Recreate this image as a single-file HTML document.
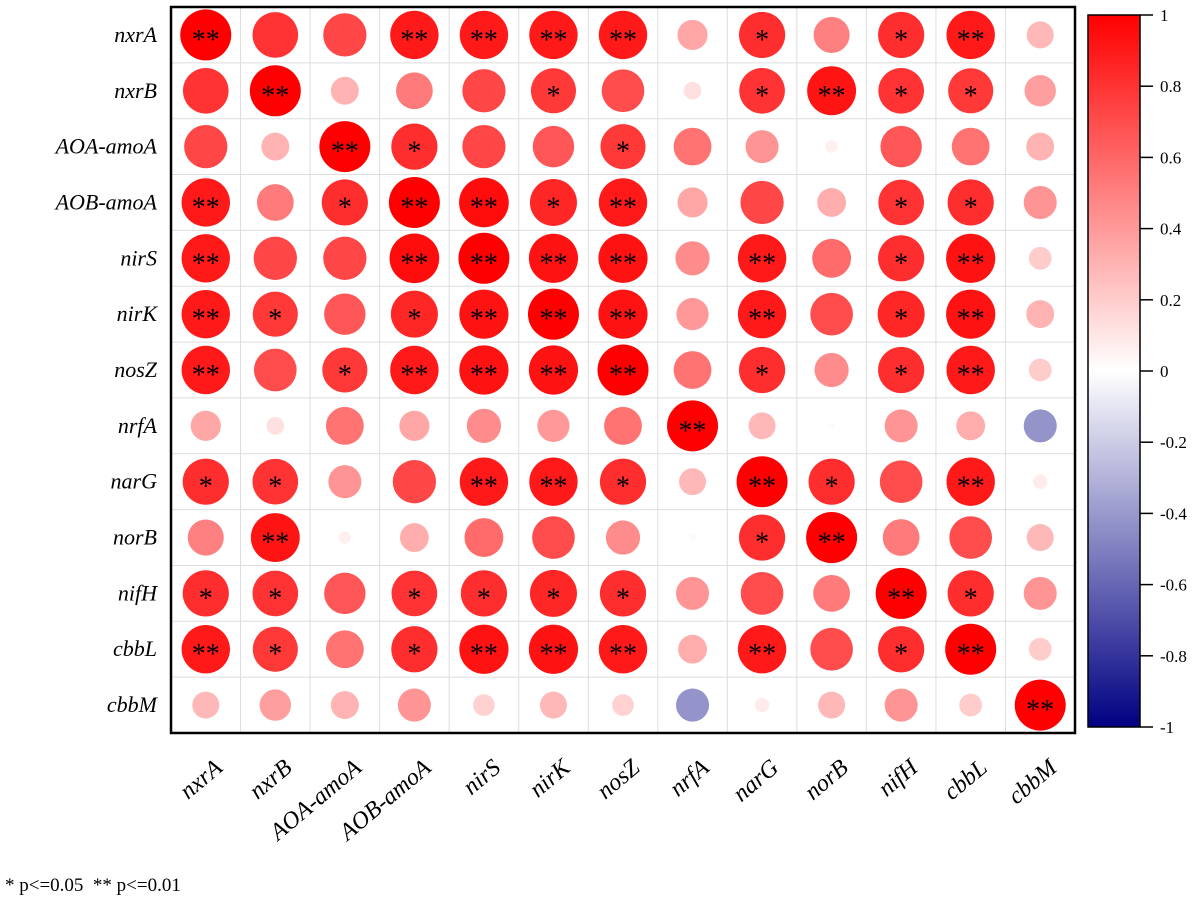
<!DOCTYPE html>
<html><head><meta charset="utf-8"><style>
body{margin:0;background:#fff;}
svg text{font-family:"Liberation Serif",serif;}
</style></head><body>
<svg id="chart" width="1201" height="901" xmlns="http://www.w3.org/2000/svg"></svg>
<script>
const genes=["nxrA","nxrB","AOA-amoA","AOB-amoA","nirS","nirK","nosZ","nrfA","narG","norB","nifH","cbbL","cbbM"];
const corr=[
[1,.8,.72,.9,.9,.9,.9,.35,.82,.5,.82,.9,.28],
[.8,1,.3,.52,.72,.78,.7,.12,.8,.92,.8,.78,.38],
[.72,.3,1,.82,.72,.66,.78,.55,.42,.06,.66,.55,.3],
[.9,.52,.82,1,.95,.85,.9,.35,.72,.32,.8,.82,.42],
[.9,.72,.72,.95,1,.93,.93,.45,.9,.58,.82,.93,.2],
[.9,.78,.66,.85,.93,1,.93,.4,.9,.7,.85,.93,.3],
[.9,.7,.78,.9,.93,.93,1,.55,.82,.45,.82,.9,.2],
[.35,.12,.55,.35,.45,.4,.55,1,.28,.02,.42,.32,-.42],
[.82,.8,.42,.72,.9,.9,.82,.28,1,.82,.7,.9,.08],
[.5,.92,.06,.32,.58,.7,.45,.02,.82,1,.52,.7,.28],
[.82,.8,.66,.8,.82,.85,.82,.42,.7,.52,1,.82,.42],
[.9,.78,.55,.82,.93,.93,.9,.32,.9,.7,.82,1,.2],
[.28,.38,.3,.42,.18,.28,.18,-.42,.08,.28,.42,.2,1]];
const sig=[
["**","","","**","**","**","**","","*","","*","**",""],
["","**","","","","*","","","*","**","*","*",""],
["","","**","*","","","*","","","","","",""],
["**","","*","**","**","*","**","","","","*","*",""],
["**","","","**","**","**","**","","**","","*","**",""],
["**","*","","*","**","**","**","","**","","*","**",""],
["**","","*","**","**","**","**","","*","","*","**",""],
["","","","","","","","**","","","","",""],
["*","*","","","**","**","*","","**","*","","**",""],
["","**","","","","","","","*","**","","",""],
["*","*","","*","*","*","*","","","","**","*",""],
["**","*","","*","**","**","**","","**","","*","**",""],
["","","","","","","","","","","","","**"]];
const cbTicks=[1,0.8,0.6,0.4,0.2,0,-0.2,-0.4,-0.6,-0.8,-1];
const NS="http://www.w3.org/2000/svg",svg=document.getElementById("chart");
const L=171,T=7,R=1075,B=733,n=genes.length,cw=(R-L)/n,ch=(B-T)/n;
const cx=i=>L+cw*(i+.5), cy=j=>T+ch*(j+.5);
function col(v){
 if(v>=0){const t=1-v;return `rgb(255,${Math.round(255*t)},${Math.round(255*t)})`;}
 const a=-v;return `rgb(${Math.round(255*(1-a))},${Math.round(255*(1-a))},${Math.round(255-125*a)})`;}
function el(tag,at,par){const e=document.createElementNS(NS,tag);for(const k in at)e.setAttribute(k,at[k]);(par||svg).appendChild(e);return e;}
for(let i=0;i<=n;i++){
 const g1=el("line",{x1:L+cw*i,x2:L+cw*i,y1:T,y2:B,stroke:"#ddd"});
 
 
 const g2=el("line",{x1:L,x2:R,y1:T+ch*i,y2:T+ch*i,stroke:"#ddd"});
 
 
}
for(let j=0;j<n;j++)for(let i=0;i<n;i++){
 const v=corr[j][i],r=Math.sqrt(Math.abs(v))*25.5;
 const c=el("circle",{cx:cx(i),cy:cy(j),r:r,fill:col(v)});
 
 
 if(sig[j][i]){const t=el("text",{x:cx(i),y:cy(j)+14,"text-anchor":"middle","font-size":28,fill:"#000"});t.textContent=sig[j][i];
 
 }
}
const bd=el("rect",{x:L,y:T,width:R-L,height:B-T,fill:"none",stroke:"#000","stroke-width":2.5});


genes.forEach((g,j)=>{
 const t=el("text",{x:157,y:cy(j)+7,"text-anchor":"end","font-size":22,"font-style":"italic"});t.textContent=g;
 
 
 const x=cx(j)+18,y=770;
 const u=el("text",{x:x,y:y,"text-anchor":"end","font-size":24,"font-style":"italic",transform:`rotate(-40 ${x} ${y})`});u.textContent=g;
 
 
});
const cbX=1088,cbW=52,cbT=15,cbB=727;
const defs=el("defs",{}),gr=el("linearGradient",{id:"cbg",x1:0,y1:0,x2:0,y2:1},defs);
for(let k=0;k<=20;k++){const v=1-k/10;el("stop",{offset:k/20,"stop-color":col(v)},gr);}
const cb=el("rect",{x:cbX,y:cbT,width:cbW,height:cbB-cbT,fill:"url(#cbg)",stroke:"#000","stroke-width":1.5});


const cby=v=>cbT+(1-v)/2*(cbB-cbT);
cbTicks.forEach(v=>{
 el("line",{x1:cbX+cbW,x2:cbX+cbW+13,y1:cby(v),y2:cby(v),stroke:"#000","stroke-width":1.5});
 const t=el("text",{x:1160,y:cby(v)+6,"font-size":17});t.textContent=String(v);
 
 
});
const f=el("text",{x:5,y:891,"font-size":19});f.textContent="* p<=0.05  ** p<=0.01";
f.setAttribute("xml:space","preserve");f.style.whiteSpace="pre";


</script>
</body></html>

____

WHAT THE EXERCISE ASKS >> Every line should be retyped exactly, with the pictures omitted.

TASK RESULT >>
Recreate this image as a single-file HTML document.
<!DOCTYPE html>
<html><head><meta charset="utf-8"><style>
body{margin:0;background:#fff;}
svg text{font-family:"Liberation Serif",serif;}
</style></head><body>
<svg id="chart" width="1201" height="901" xmlns="http://www.w3.org/2000/svg"></svg>
<script>
const genes=["nxrA","nxrB","AOA-amoA","AOB-amoA","nirS","nirK","nosZ","nrfA","narG","norB","nifH","cbbL","cbbM"];
const corr=[
[1,.8,.72,.9,.9,.9,.9,.35,.82,.5,.82,.9,.28],
[.8,1,.3,.52,.72,.78,.7,.12,.8,.92,.8,.78,.38],
[.72,.3,1,.82,.72,.66,.78,.55,.42,.06,.66,.55,.3],
[.9,.52,.82,1,.95,.85,.9,.35,.72,.32,.8,.82,.42],
[.9,.72,.72,.95,1,.93,.93,.45,.9,.58,.82,.93,.2],
[.9,.78,.66,.85,.93,1,.93,.4,.9,.7,.85,.93,.3],
[.9,.7,.78,.9,.93,.93,1,.55,.82,.45,.82,.9,.2],
[.35,.12,.55,.35,.45,.4,.55,1,.28,.02,.42,.32,-.42],
[.82,.8,.42,.72,.9,.9,.82,.28,1,.82,.7,.9,.08],
[.5,.92,.06,.32,.58,.7,.45,.02,.82,1,.52,.7,.28],
[.82,.8,.66,.8,.82,.85,.82,.42,.7,.52,1,.82,.42],
[.9,.78,.55,.82,.93,.93,.9,.32,.9,.7,.82,1,.2],
[.28,.38,.3,.42,.18,.28,.18,-.42,.08,.28,.42,.2,1]];
const sig=[
["**","","","**","**","**","**","","*","","*","**",""],
["","**","","","","*","","","*","**","*","*",""],
["","","**","*","","","*","","","","","",""],
["**","","*","**","**","*","**","","","","*","*",""],
["**","","","**","**","**","**","","**","","*","**",""],
["**","*","","*","**","**","**","","**","","*","**",""],
["**","","*","**","**","**","**","","*","","*","**",""],
["","","","","","","","**","","","","",""],
["*","*","","","**","**","*","","**","*","","**",""],
["","**","","","","","","","*","**","","",""],
["*","*","","*","*","*","*","","","","**","*",""],
["**","*","","*","**","**","**","","**","","*","**",""],
["","","","","","","","","","","","","**"]];
const cbTicks=[1,0.8,0.6,0.4,0.2,0,-0.2,-0.4,-0.6,-0.8,-1];
const NS="http://www.w3.org/2000/svg",svg=document.getElementById("chart");
const L=171,T=7,R=1075,B=733,n=genes.length,cw=(R-L)/n,ch=(B-T)/n;
const cx=i=>L+cw*(i+.5), cy=j=>T+ch*(j+.5);
function col(v){
 if(v>=0){const t=1-v;return `rgb(255,${Math.round(255*t)},${Math.round(255*t)})`;}
 const a=-v;return `rgb(${Math.round(255*(1-a))},${Math.round(255*(1-a))},${Math.round(255-125*a)})`;}
function el(tag,at,par){const e=document.createElementNS(NS,tag);for(const k in at)e.setAttribute(k,at[k]);(par||svg).appendChild(e);return e;}
for(let i=0;i<=n;i++){
 const g1=el("line",{x1:L+cw*i,x2:L+cw*i,y1:T,y2:B,stroke:"#ddd"});
 
 
 const g2=el("line",{x1:L,x2:R,y1:T+ch*i,y2:T+ch*i,stroke:"#ddd"});
 
 
}
for(let j=0;j<n;j++)for(let i=0;i<n;i++){
 const v=corr[j][i],r=Math.sqrt(Math.abs(v))*25.5;
 const c=el("circle",{cx:cx(i),cy:cy(j),r:r,fill:col(v)});
 
 
 if(sig[j][i]){const t=el("text",{x:cx(i),y:cy(j)+14,"text-anchor":"middle","font-size":28,fill:"#000"});t.textContent=sig[j][i];
 
 }
}
const bd=el("rect",{x:L,y:T,width:R-L,height:B-T,fill:"none",stroke:"#000","stroke-width":2.5});


genes.forEach((g,j)=>{
 const t=el("text",{x:157,y:cy(j)+7,"text-anchor":"end","font-size":22,"font-style":"italic"});t.textContent=g;
 
 
 const x=cx(j)+18,y=770;
 const u=el("text",{x:x,y:y,"text-anchor":"end","font-size":24,"font-style":"italic",transform:`rotate(-40 ${x} ${y})`});u.textContent=g;
 
 
});
const cbX=1088,cbW=52,cbT=15,cbB=727;
const defs=el("defs",{}),gr=el("linearGradient",{id:"cbg",x1:0,y1:0,x2:0,y2:1},defs);
for(let k=0;k<=20;k++){const v=1-k/10;el("stop",{offset:k/20,"stop-color":col(v)},gr);}
const cb=el("rect",{x:cbX,y:cbT,width:cbW,height:cbB-cbT,fill:"url(#cbg)",stroke:"#000","stroke-width":1.5});


const cby=v=>cbT+(1-v)/2*(cbB-cbT);
cbTicks.forEach(v=>{
 el("line",{x1:cbX+cbW,x2:cbX+cbW+13,y1:cby(v),y2:cby(v),stroke:"#000","stroke-width":1.5});
 const t=el("text",{x:1160,y:cby(v)+6,"font-size":17});t.textContent=String(v);
 
 
});
const f=el("text",{x:5,y:891,"font-size":19});f.textContent="* p<=0.05  ** p<=0.01";
f.setAttribute("xml:space","preserve");f.style.whiteSpace="pre";


</script>
</body></html>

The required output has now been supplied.